The vulnerability could potentially affect millions of computers, and Microsoft is yet to patch the issue. The same investigation that uncovered the vulnerability in Windows 10 found a similar one within Flash Player, which Adobe promptly patched.
“On Friday, October 21st, we reported 0-day vulnerabilities — previously publicly-unknown vulnerabilities — to Adobe and Microsoft,” the Threat Analysis Group writes. “Adobe updated Flash on October 26th to address CVE-2016-7855; this update is available via Adobe’s updater and Chrome auto-update.”
“After 7 days, per our published policy for actively exploited critical vulnerabilities, we are today disclosing the existence of a remaining critical vulnerability in Windows for which no advisory or fix has yet been released,” the team reveals. “This vulnerability is particularly serious because we know it is being actively exploited.”

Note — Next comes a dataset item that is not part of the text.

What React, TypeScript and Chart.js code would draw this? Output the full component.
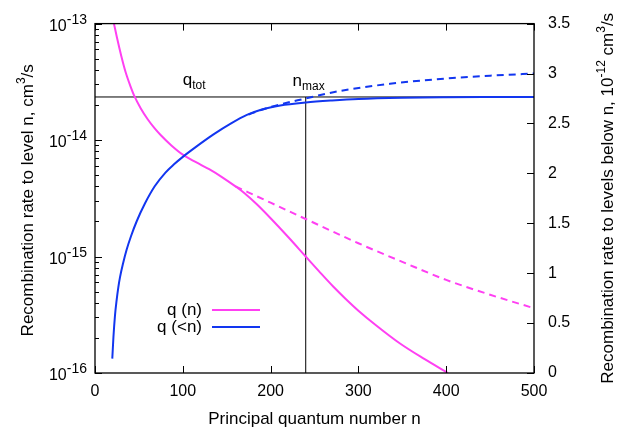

“The Windows vulnerability is a local privilege escalation in the Windows kernel that can be used as a security sandbox escape,” the post adds. “It can be triggered via the win32k.sys system call NtSetWindowLongPtr() for the index GWLP_ID on a window handle with GWL_STYLE set to WS_CHILD. Chrome’s sandbox blocks win32k.sys system calls using the Win32k lockdown mitigation on Windows 10, which prevents exploitation of this sandbox escape vulnerability.”
Microsoft is yet to publicly comment on the vulnerability, but it would be best advised to issue an emergency fix quickly, rather than wait for its scheduled Windows Update monthly rollup.